Hmmm...I have tried several generic silicone parchment papers and never had any stick>

Are you using very light pressure when curing the inks?

Just asking before suggesting a different source. To me they were all the same.

Now if you use too much pressure you will get some sticking to the ink as it is wet.

Most people hover for 30 seconds or use very very light pressure in the ink cure.

My self....I do a 45 second press with light pressure and two small pieces of cardboard on top of the paper to shim the heat plate off for the first 40 second cure. this is like hovering accept I can walk away as my press is an auto release.

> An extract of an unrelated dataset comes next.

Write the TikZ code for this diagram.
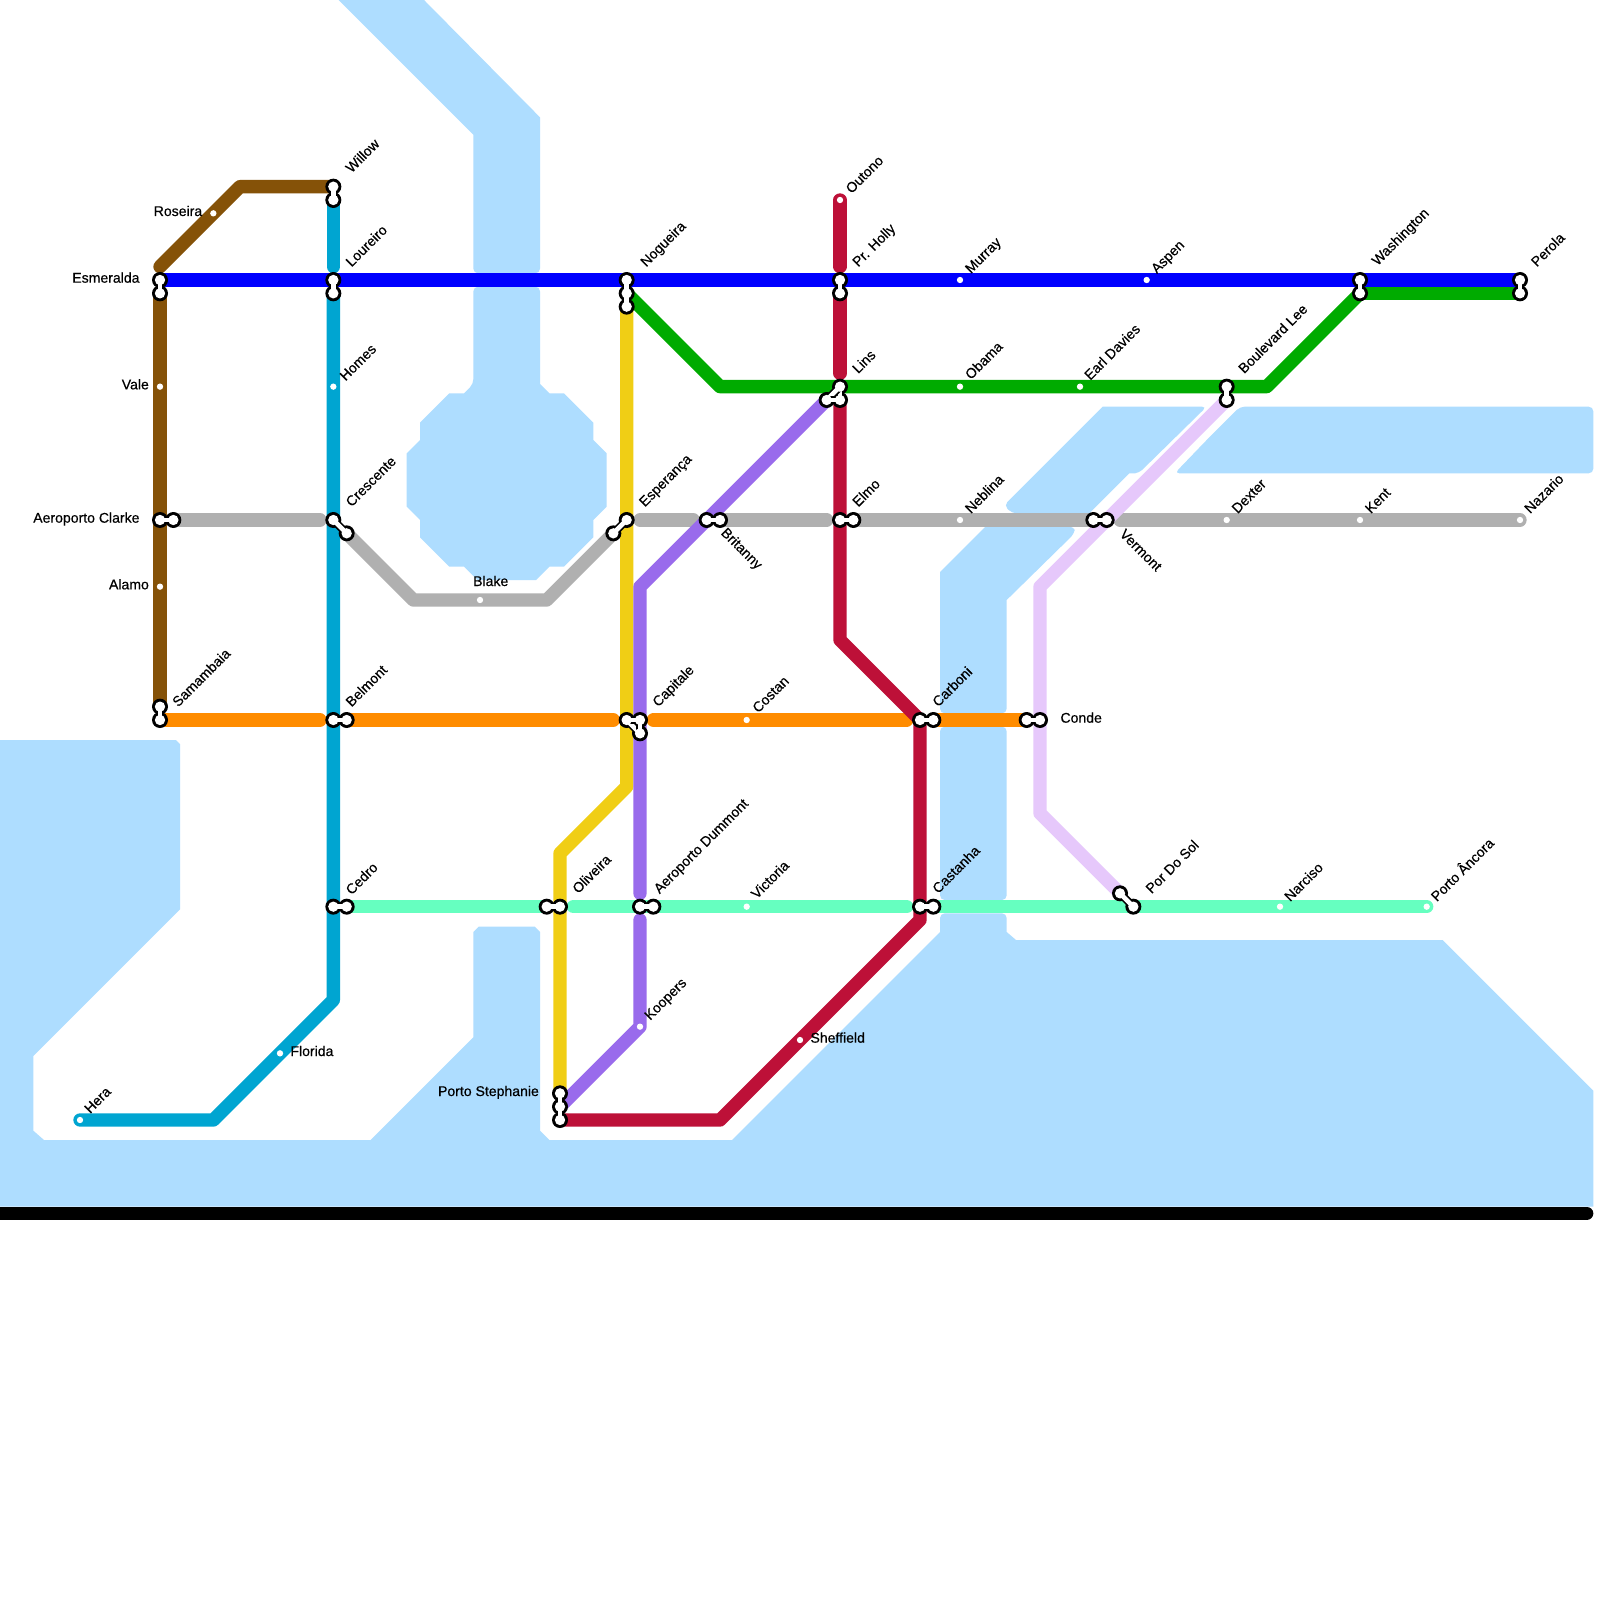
\documentclass[tikz,border=0pt]{standalone}
\usepackage{fontspec}
\newfontfamily\lblfont[FakeBold=0.4]{Liberation Sans}
\definecolor{water}{HTML}{AEDDFF}
\definecolor{cbrown}{HTML}{855208}
\definecolor{cblue}{HTML}{0000FF}
\definecolor{ccyan}{HTML}{00A5D1}
\definecolor{cgreen}{HTML}{00AB00}
\definecolor{cgray}{HTML}{B0B0B0}
\definecolor{cyellow}{HTML}{F0CE15}
\definecolor{cpurple}{HTML}{996BEC}
\definecolor{cred}{HTML}{BD1038}
\definecolor{corange}{HTML}{FF8C00}
\definecolor{cmint}{HTML}{66FFC0}
\definecolor{clav}{HTML}{E6C8FB}
\tikzset{
  waterarea/.style={fill=water,draw=none},
  rc/.style={rounded corners=2pt},
  metro/.style={line width=2mm,line cap=round,line join=round},
  linkout/.style={draw=black,line width=1.2mm},
  linkin/.style={draw=white,line width=0.7mm},
  ringout/.style={circle,fill=black,minimum size=2.4mm,inner sep=0,draw=none},
  ringin/.style={circle,fill=white,minimum size=1.55mm,inner sep=0,draw=none},
  dotstop/.style={circle,fill=white,minimum size=0.95mm,inner sep=0,draw=none},
  lbl/.style={font=\lblfont\fontsize{6pt}{7pt}\selectfont,inner sep=0,text=black},
  diag/.style={lbl,rotate=45,anchor=base west,xshift=0.5mm,yshift=-0.75mm},
  diagdown/.style={lbl,rotate=-45,anchor=base west},
  lblE/.style={lbl,anchor=base east},
  lblW/.style={lbl,anchor=base west},
}
\newcommand{\ring}[1]{\node[ringout] at (#1) {};}
\newcommand{\ringW}[1]{\node[ringin] at (#1) {};}
\newcommand{\lnk}[2]{\draw[linkout] (#1) -- (#2);\draw[linkin] (#1) -- (#2);}
\begin{document}
\begin{tikzpicture}[x=0.2cm,y=-0.2cm]
\clip (0,0) rectangle (120,120);
\fill[white] (0,0) rectangle (120,120);
% water
\fill[waterarea] (24.4,-1) -- (35.5,10.1) [rc] -- (35.5,20.5) -- (40.5,20.5) [sharp corners] -- (40.5,8.8) -- (31.8,0) -- (30.8,-1) -- cycle;
\fill[waterarea] (35.5,28.8) -- (34.8,29.5) -- (33.7,29.5) -- (31.5,31.7) -- (31.5,33) -- (30.5,34) -- (30.5,38) -- (31.5,39) -- (31.5,40.3) -- (33.7,42.5) -- (34.8,42.5) -- (35.8,43.5) -- (40.2,43.5) -- (41.2,42.5) -- (42.3,42.5) -- (44.5,40.3) -- (44.5,39) -- (45.5,38) -- (45.5,34) -- (44.5,33) -- (44.5,31.7) -- (42.3,29.5) -- (41.2,29.5) -- (40.5,28.8) [rc] -- (40.5,21.5) -- (35.5,21.5) -- cycle;
\fill[waterarea] [rc] (90.5,33) -- (93,30.5) -- (119.5,30.5) -- (119.5,35.5) -- (88.1,35.5) -- cycle;
\fill[waterarea] (85.2,35.5) -- (84.7,35.5) -- (81.7,38.5) [rc] -- (75.9,38.5) -- (75.3,37.9) [sharp corners] -- (82.7,30.5) [rc] -- (90.5,30.5) -- (85.4,35.5) [sharp corners] -- cycle;
\fill[waterarea] (75.5,45) [rc] -- (75.5,53.5) -- (70.5,53.5) [sharp corners] -- (70.5,42.9) -- (73.9,39.5) [rc] -- (80.6,39.5) -- (80.6,40) [sharp corners] -- cycle;
\fill[waterarea] [rc] (70.5,54.5) -- (75.5,54.5) -- (75.5,67.5) -- (70.5,67.5) -- cycle;
\fill[waterarea] (-1,55.5) -- (13.2,55.5) -- (13.5,55.8) -- (13.5,68.2) -- (2.5,79.2) -- (2.5,84.8) -- (3.3,85.5) -- (27.8,85.5) -- (35.5,77.8) -- (35.5,69.9) -- (35.9,69.5) -- (40.1,69.5) -- (40.5,69.9) -- (40.5,84.8) -- (41.2,85.5) -- (54.9,85.5) -- (70.5,69.9) [rc] -- (70.5,68.5) -- (75.5,68.5) [sharp corners] -- (75.5,69.9) -- (76.2,70.5) -- (108.2,70.5) -- (119.5,81.8) -- (119.5,90.5) -- (-1,90.5) -- cycle;

% station and bend coordinates
\foreach \n/\p in {
 esm1/{12,21},esm2/{12,22},vale/{12,29},acl1/{12,39},acl2/{13,39},alamo/{12,44},sam1/{12,53},sam2/{12,54},
 ros/{16,16},wil1/{25,14},wil2/{25,15},lou1/{25,21},lou2/{25,22},hom/{25,29},cre1/{25,39},cre2/{26,40},
 bel1/{25,54},bel2/{26,54},ced1/{25,68},ced2/{26,68},flo/{21,79},hera/{6,84},
 bla/{36,45},esp1/{46,40},esp2/{47,39},nog1/{47,21},nog2/{47,22},nog3/{47,23},
 cap1/{47,54},cap2/{48,54},cap3/{48,55},oli1/{41,68},oli2/{42,68},ps1/{42,82},ps2/{42,83},ps3/{42,84},
 adu1/{48,68},adu2/{49,68},koo/{48,77},bri1/{53,39},bri2/{54,39},cos/{56,54},vic/{56,68},she/{60,78},
 out/{63,15},hol1/{63,21},hol2/{63,22},lin1/{63,29},lin2/{63,30},lin3/{62,30},elm1/{63,39},elm2/{64,39},
 car1/{69,54},car2/{70,54},cas1/{69,68},cas2/{70,68},mur/{72,21},oba/{72,29},neb/{72,39},
 con1/{77,54},con2/{78,54},ear/{81,29},ver1/{82,39},ver2/{83,39},pds1/{84,67},pds2/{85,68},asp/{86,21},
 bou1/{92,29},bou2/{92,30},dex/{92,39},nar/{96,68},was1/{102,21},was2/{102,22},ken/{102,39},anc/{107,68},
 per1/{114,21},per2/{114,22},naz/{114,39},
 bBrA/{12,20},bBrB/{18,14},bCyA/{25,20},bCyB/{25,75},bCyC/{16,84},
 bGrA/{14,39},bGrB/{24,39},bGrC/{31,45},bGrD/{41,45},bGrE/{48,39},bGrF/{52,39},bGrG/{62,39},bGrH/{84,39},
 bYeA/{47,59},bYeB/{42,64},bPuA/{48,44},bPuB/{48,67},bPuC/{48,69},
 bReA/{63,20},bReB/{63,28},bReC/{63,48},bReD/{69,69},bReE/{54,84},
 bGnA/{54,29},bGnB/{95,29},bLaA/{78,44},bLaB/{78,61},
 bOrA/{24,54},bOrB/{46,54},bOrC/{49,54},bOrD/{68,54},bMiA/{43,68},bMiB/{68,68},
 bBkA/{-1,91},bBkB/{119,91}}
 {\coordinate (\n) at (\p);}

% lines
\draw[metro,draw=cgray] (acl2) -- (bGrB);
\draw[metro,draw=cgray] (cre2) -- (bGrC) -- (bGrD) -- (esp1);
\draw[metro,draw=cgray] (bGrE) -- (bGrF);
\draw[metro,draw=cgray] (bri2) -- (bGrG);
\draw[metro,draw=cgray] (elm2) -- (ver1);
\draw[metro,draw=cgray] (bGrH) -- (naz);
\draw[metro,draw=cmint] (ced2) -- (oli1);
\draw[metro,draw=cmint] (bMiA) -- (bMiB);
\draw[metro,draw=cmint] (cas2) -- (anc);
\draw[metro,draw=corange] (sam2) -- (bOrA);
\draw[metro,draw=corange] (bel2) -- (bOrB);
\draw[metro,draw=corange] (bOrC) -- (bOrD);
\draw[metro,draw=corange] (car2) -- (con1);
\draw[metro,draw=clav] (bou2) -- (bLaA) -- (bLaB) -- (pds1);
\draw[metro,draw=cyellow] (nog3) -- (bYeA) -- (bYeB) -- (ps1);
\draw[metro,draw=cpurple] (lin3) -- (bPuA) -- (bPuB);
\draw[metro,draw=cpurple] (bPuC) -- (koo) -- (ps2);
\draw[metro,draw=cbrown] (sam1) -- (esm2);
\draw[metro,draw=cbrown] (bBrA) -- (bBrB) -- (wil1);
\draw[metro,draw=ccyan] (wil2) -- (bCyA);
\draw[metro,draw=ccyan] (lou2) -- (bCyB) -- (bCyC) -- (hera);
\draw[metro,draw=cred] (out) -- (bReA);
\draw[metro,draw=cred] (hol2) -- (bReB);
\draw[metro,draw=cred] (lin2) -- (bReC) -- (car1) -- (bReD) -- (bReE) -- (ps3);
\draw[metro,draw=cgreen] (nog2) -- (bGnA) -- (bGnB) -- (was2) -- (per2);
\draw[metro,draw=cblue] (esm1) -- (per1);
\draw[metro,draw=black] (bBkA) -- (bBkB);

% interchange rings
\foreach \s in {esm1,esm2,acl1,acl2,sam1,sam2,wil1,wil2,lou1,lou2,cre1,cre2,bel1,bel2,ced1,ced2,esp1,esp2,nog1,nog2,nog3,cap1,cap2,cap3,oli1,oli2,ps1,ps2,ps3,adu1,adu2,bri1,bri2,hol1,hol2,lin1,lin2,lin3,elm1,elm2,car1,car2,cas1,cas2,con1,con2,ver1,ver2,pds1,pds2,bou1,bou2,was1,was2,per1,per2}
 {\ring{\s}}
\lnk{esm1}{esm2}\lnk{acl1}{acl2}\lnk{sam1}{sam2}\lnk{wil1}{wil2}\lnk{lou1}{lou2}\lnk{cre1}{cre2}
\lnk{bel1}{bel2}\lnk{ced1}{ced2}\lnk{esp1}{esp2}\lnk{nog1}{nog2}\lnk{nog2}{nog3}
\lnk{cap1}{cap3}\lnk{cap2}{cap3}\lnk{cap1}{cap2}
\lnk{oli1}{oli2}\lnk{ps1}{ps2}\lnk{ps2}{ps3}\lnk{adu1}{adu2}\lnk{bri1}{bri2}\lnk{hol1}{hol2}
\lnk{lin1}{lin2}\lnk{lin1}{lin3}\lnk{lin3}{lin2}
\lnk{elm1}{elm2}\lnk{car1}{car2}\lnk{cas1}{cas2}\lnk{con1}{con2}\lnk{ver1}{ver2}\lnk{pds1}{pds2}
\lnk{bou1}{bou2}\lnk{was1}{was2}\lnk{per1}{per2}
\foreach \s in {esm1,esm2,acl1,acl2,sam1,sam2,wil1,wil2,lou1,lou2,cre1,cre2,bel1,bel2,ced1,ced2,esp1,esp2,nog1,nog2,nog3,cap1,cap2,cap3,oli1,oli2,ps1,ps2,ps3,adu1,adu2,bri1,bri2,hol1,hol2,lin1,lin2,lin3,elm1,elm2,car1,car2,cas1,cas2,con1,con2,ver1,ver2,pds1,pds2,bou1,bou2,was1,was2,per1,per2}
 {\ringW{\s}}
% simple stops
\foreach \s in {vale,alamo,ros,hom,flo,hera,bla,koo,cos,vic,she,out,mur,oba,neb,ear,asp,dex,nar,ken,anc,naz}
 {\node[dotstop] at (\s) {};}

% labels
\node[lblE] (tEsm) at (10.5,21.2) {Esmeralda};
\node[lblE] (tAcl) at (10.5,39.2) {Aeroporto Clarke};
\node[lblE] (tVal) at (11.2,29.2) {Vale};
\node[lblE] (tAla) at (11.2,44.2) {Alamo};
\node[lblE] (tRos) at (15.2,16.2) {Roseira};
\node[lblE] (tPS) at (40.45,82.2) {Porto Stephanie};
\node[lblW] (tBla) at (35.45,43.95) {Blake};
\node[lblW] (tFlo) at (21.75,79.2) {Florida};
\node[lblW] (tShe) at (60.75,78.2) {Sheffield};
\node[lblW] (tCon) at (79.5,54.2) {Conde};
\node[diag] (tWil) at (25.9,12.95) {Willow};
\node[diag] (tLou) at (25.9,20) {Loureiro};
\node[diag] (tHom) at (25.45,28.55) {Homes};
\node[diag] (tCre) at (25.9,38) {Crescente};
\node[diag] (tBel) at (25.9,53) {Belmont};
\node[diag] (tCed) at (25.9,67.1) {Cedro};
\node[diag] (tSam) at (12.9,53) {Samambaia};
\node[diag] (tHer) at (6.3,83.5) {Hera};
\node[diag] (tNog) at (48,20) {Nogueira};
\node[diag] (tEsp) at (47.9,38) {Esperança};
\node[diag] (tCap) at (48.9,53) {Capitale};
\node[diag] (tOli) at (42.9,67) {Oliveira};
\node[diag] (tAdu) at (49,67) {Aeroporto Dummont};
\node[diag] (tKoo) at (48.3,76.5) {Koopers};
\node[diag] (tCos) at (56.4,53.45) {Costan};
\node[diag] (tVic) at (56.3,67.4) {Victoria};
\node[diag] (tOut) at (63.4,14.5) {Outono};
\node[diag] (tHol) at (63.9,20) {Pr. Holly};
\node[diag] (tLin) at (63.9,28) {Lins};
\node[diag] (tElm) at (63.9,38) {Elmo};
\node[diag] (tCar) at (69.9,53) {Carboni};
\node[diag] (tCas) at (69.9,67) {Castanha};
\node[diag] (tMur) at (72.35,20.5) {Murray};
\node[diag] (tOba) at (72.35,28.45) {Obama};
\node[diag] (tNeb) at (72.35,38.5) {Neblina};
\node[diag] (tEar) at (81.3,28.5) {Earl Davies};
\node[diag] (tAsp) at (86.3,20.5) {Aspen};
\node[diag] (tBou) at (92.85,28) {Boulevard Lee};
\node[diag] (tDex) at (92.35,38.5) {Dexter};
\node[diag] (tWas) at (102.85,19.9) {Washington};
\node[diag] (tKen) at (102.35,38.5) {Kent};
\node[diag] (tPer) at (114.8,20) {Perola};
\node[diag] (tNaz) at (114.3,38.5) {Nazario};
\node[diag] (tPds) at (85.9,67) {Por Do Sol};
\node[diag] (tNar) at (96.3,67.6) {Narciso};
\node[diag] (tAnc) at (107.3,67.6) {Porto Âncora};
\node[diagdown] (tBri) at (54,40) {Britanny};
\node[diagdown] (tVer) at (83.9,40.1) {Vermont};
\end{tikzpicture}
\end{document}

Then I will press again without the cardboard pieces using light pressure. i never get sticking and no ink transfering to the silicone paper.


----------



## GraphicGuy (Dec 8, 2008)

Here's what I use instead of the standard quillon and silicone sheets. They work great for pretreat and curing. I get many, many many uses from one sheet.
Kraft Paper Cover Sheet For Heat Printing | Stahls


----------



## kevrokr (Feb 26, 2007)

Call_Me_Lucky said:


> This is for curing ink after printing.



We use Stahls' Hotronix Hover Presses that have Teflon Covers over the top irons and bottom platens.

When pretreating, we use just the Teflon cover without paper and heavy pressure (8-9). In between every shirt or two, we simply wipe down the top cover of any residual pretreatment with a distilled water soaked rag.

When curing garments that use only CMYK inks (without white ink), we still only use just the Teflon cover, except that we use light heat press pressure (1-2), and clean the top cover in between every 4-5 shirts.

When curing garments that utilize the white ink, we use Stahls' Kraft Paper. It is more durable than regular parchment, and it does a great job of giving the print a matte finish that the Teflon would otherwise make very shiny.


----------



## Call_Me_Lucky (Nov 14, 2006)

I appreciate the responses. So now people are using kraft paper instead of silicone paper for curing ink after the print? It is much more expensive (.40 per sheet) than silicone paper from some DTG suppliers (.25 per sheet). Does it wrinkle and get lines in it after a few pressings like the silicone paper does?

I am still interested in finding out what other brands people are using for silicone paper. For instance, I see this Exopap paper on Amazon and it sounds good, just don't know how well it will work for what we do:

Matfer Bourgeat 320201 Exopap Baking Paper: Amazon.com: Kitchen & Dining


----------



## kevrokr (Feb 26, 2007)

Call_Me_Lucky said:


> Does it wrinkle and get lines in it after a few pressings like the silicone paper does?


Even though more expensive, you will be able to use it for more pressings without getting the wrinkles. After a while, it will get brittle and start to fall apart.


----------



## MZDEELO (Oct 14, 2006)

kevrokr said:


> we use Stahls' Kraft Paper. It is more durable than regular parchment, and it does a great job of giving the print a matte finish that the Teflon would otherwise make very shiny.


I agree with Kevin. I prefer the kraft paper from Stahls above everything else.


----------



## sunnydayz (Jun 22, 2007)

If you search under my name and parchment paper, there are many links I have posted in the past with great prices


----------